Tim Parks, “Pen in Hand, reading, rereading and other mysteries”

Tim Park’s essays are always a pleasure to read. Short and always packed with information. Some of it familliar, some of it unexpected. Pen in Hand is a collection of essays that mostly appeared in the New York Review of Books Daily between 2014 to 2017. There are many to choose from but one particular one entitled “Too Many Books?” has a fascinating section on patronage for the independent writer, the history of mass printing and accessing mass audiences and with it the evoluion of the concept of copyright.

Here is an excerpt:

…in the early 1300s, with the establishment of the first partially mechanized paper mills in Italy, a more generous supply of paper began to circulate and the number of people able to write rapidly increased. All the same, the only way to have more than one copy of what you’d written was to write it out again on another piece of paper, or pay someone else to do that for you. These limitations naturally encouraged people to keep things short and to invest the act of writing with a certain solemnity.

For centuries, if what you had written was going to be shown to others, it would have to be placed in a library, usually a church library.
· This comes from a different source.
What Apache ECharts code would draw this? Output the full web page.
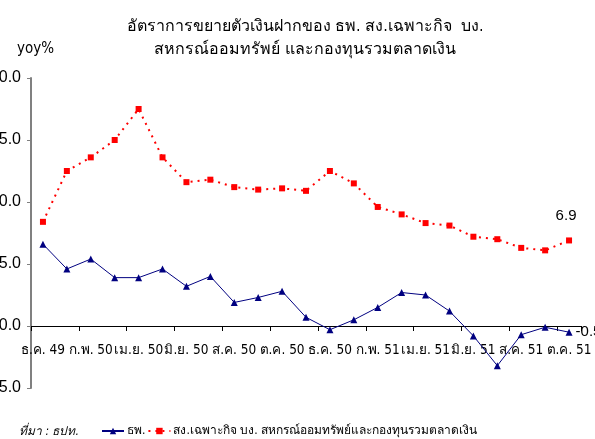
<!DOCTYPE html>
<html lang="th">
<head>
    <meta charset="UTF-8">
    <title>อัตราการขยายตัวเงินฝาก</title>
    <script src="https://cdn.jsdelivr.net/npm/echarts@6/dist/echarts.min.js"></script>
    <style>
        body { margin: 0; background: #fff; }
    </style>
</head>
<body>
<div id="main" style="width: 595px;height:439px;"></div>
<script type="text/javascript">
    var months = ['ธ.ค. 49','ม.ค. 50','ก.พ. 50','มี.ค. 50','เม.ย. 50','พ.ค. 50','มิ.ย. 50','ก.ค. 50',
        'ส.ค. 50','ก.ย. 50','ต.ค. 50','พ.ย. 50','ธ.ค. 50','ม.ค. 51','ก.พ. 51','มี.ค. 51','เม.ย. 51',
        'พ.ค. 51','มิ.ย. 51','ก.ค. 51','ส.ค. 51','ก.ย. 51','ต.ค. 51'];
    var bankGrowth = [6.6, 4.6, 5.4, 3.9, 3.9, 4.6, 3.2, 4.0, 1.9, 2.3, 2.8, 0.7,
        -0.3, 0.5, 1.5, 2.7, 2.5, 1.2, -0.8, -3.2, -0.7, -0.1, -0.5];
    var otherGrowth = [8.4, 12.5, 13.6, 15.0, 17.5, 13.6, 11.6, 11.8, 11.2, 11.0, 11.1, 10.9,
        12.5, 11.5, 9.6, 9.0, 8.3, 8.1, 7.2, 7.0, 6.3, 6.1, 6.9];
    var titleLines = ['อัตราการขยายตัวเงินฝากของ ธพ. สง.เฉพาะกิจ  บง.', 'สหกรณ์ออมทรัพย์ และกองทุนรวมตลาดเงิน'];
    var seriesNames = ['ธพ.', 'สง.เฉพาะกิจ บง. สหกรณ์ออมทรัพย์และกองทุนรวมตลาดเงิน'];

    var font = "'DejaVu Sans Condensed', 'Liberation Sans Narrow', sans-serif";
    var numFont = "'Liberation Sans', Arial, sans-serif";

    // only the last point of each series carries a value label
    function lastLabelled(arr, lbl) {
        return arr.map(function (v, i) {
            if (i === arr.length - 1) {
                return { value: v, label: lbl };
            }
            return v;
        });
    }

    var chartDom = document.getElementById('main');
    var myChart = echarts.init(chartDom);
    var option;

    option = {
        animation: false,
        textStyle: { fontFamily: font },
        title: [
            {
                text: titleLines.join('\n'),
                left: 300,
                top: 10,
                textAlign: 'center',
                textStyle: { fontSize: 16, fontWeight: 'normal', color: '#000', lineHeight: 23, fontFamily: font }
            },
            {
                text: 'yoy%',
                left: 12,
                top: 37,
                textStyle: { fontSize: 15, fontWeight: 'normal', color: '#000', fontFamily: font }
            },
            {
                text: 'ที่มา : ธปท.',
                left: 14,
                top: 421,
                textStyle: { fontSize: 12, fontWeight: 'normal', fontStyle: 'italic', color: '#000', fontFamily: font }
            }
        ],
        legend: {
            left: 96,
            top: 420,
            itemWidth: 22,
            itemHeight: 8,
            itemGap: 2,
            textStyle: { fontSize: 12, color: '#000', fontFamily: font, padding: [0, 0, 0, -2] },
            data: seriesNames
        },
        grid: {
            left: 31,
            right: 14,
            top: 78,
            bottom: 51,
            outerBoundsMode: 'none'
        },
        xAxis: {
            type: 'category',
            data: months,
            boundaryGap: true,
            offset: -62,
            axisLine: { onZero: false, lineStyle: { color: '#000', width: 1 } },
            axisTick: { show: true, interval: 1, length: 5, lineStyle: { color: '#000' } },
            axisLabel: { interval: 1, color: '#000', fontSize: 13.5, margin: 17, hideOverlap: false, fontFamily: font }
        },
        yAxis: {
            type: 'value',
            min: -5,
            max: 20,
            interval: 5,
            splitLine: { show: false },
            axisLine: { show: true, lineStyle: { color: '#808080', width: 2 } },
            axisTick: { show: true, length: 4, lineStyle: { color: '#808080', width: 1 } },
            axisLabel: {
                color: '#000',
                fontSize: 16,
                margin: 10,
                fontFamily: numFont,
                formatter: function (v) { return v.toFixed(1); }
            }
        },
        series: [
            {
                name: seriesNames[0],
                type: 'line',
                data: lastLabelled(bankGrowth, { show: true, position: 'right', distance: 3, fontSize: 15, color: '#000', fontFamily: numFont, formatter: '{c}' }),
                symbol: 'triangle',
                symbolSize: 7,
                lineStyle: { color: '#000080', width: 1 },
                itemStyle: { color: '#000080' }
            },
            {
                name: seriesNames[1],
                type: 'line',
                data: lastLabelled(otherGrowth, { show: true, position: 'top', distance: 14, offset: [-3, 0], fontSize: 15, color: '#000', fontFamily: numFont, formatter: '{c}' }),
                symbol: 'rect',
                symbolSize: 6,
                lineStyle: { color: '#ff0000', width: 2, type: [2, 5] },
                itemStyle: { color: '#ff0000' }
            }
        ]
    };

    option && myChart.setOption(option);
    window.addEventListener("resize", function () {
        myChart.resize();
    });
</script>
</body>
</html>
And since the one of the only ways anyone would know that a new piece of literature had been written was if the writer personally put the word around, there would usually be some kind of social connection between writer and readers. At best, then, you could appeal to a literary elite, sharing the same written language — Latin — that was inaccessible to the masses. Perhaps the offspring of these elite would also read you. In fact it was easier to imagine a reputation in centuries to come than widespread diffusion in one’s own time. The perception was that the essential quality of writing was its separation of mental material from mortal grey matter. Word and idea were disembodied and stabilized in order to travel through time, not to be infinitely multiplied in the present.

In general, then, the conditions for supporting the independent professional writer who makes a living from his work just weren’t there. At most, one could hope to come under the patronage of a king, or a city state, or the Church. You could be commissioned to write a treatise or a history. These were not the circumstances where it would be easy to write things your patrons didn’t agree with. Or you might attach yourself to a theater company, where actors would repeat things you had written, though not necessarily word for word. Now your writing might travel a little if the theater company traveled. But most likely it wouldn’t. Traveling companies would not be performing elaborately scripted plays until the sixteenth century.

With the arrival of print in the late fifteenth century, it was suddenly possible to start thinking of a mass audience; 20 million books had been printed in Europe by 1500. Yet it was the printing shops—often more than one if a book was popular—rather than the authors, who made the money. You might write out of a passion to get your ideas around, or out of megalomania—never a condition to be underestimated where writers are concerned—but there was still no steady money to be had producing writing of whatever kind. In economic terms, it was hardly worth insisting you were the author of a text, hence the anonymous book was rather more common than it is today.

Meantime, with this new possibility of printing so many books it made sense to start thinking of all those people who didn’t know Latin. The switch to writing in the vernacular had begun; this meant that, though more copies were being sold, most books were now trapped inside their language community. There were scholars capable of translating of course, and a book that made a big impression in one country would eventually be translated into another. But it took time, and it wouldn’t happen if a book didn’t impress in its original language. Nor for the most part were these translators under contract with publishers. Initially, they were simply scholars who translated what they were interested in and what they believed was worth disseminating. Think of that.

In 1710, Britain’s Queen Anne introduced the first of a series of laws recognizing an author’s right to control the copying of his work. Suddenly, it made economic sense to address yourself to everybody who could afford to pay for a book, rather than to your peer group; much better to write one book that sold in huge quantities than many books that were of interest only to a chosen few. And if the work could be sold in another country it was now worth paying a translator to translate, even if he or she, but usually at this point he, was not especially interested in the work, or perhaps actively disliked it. Writing, translating, and publishing were all becoming jobs.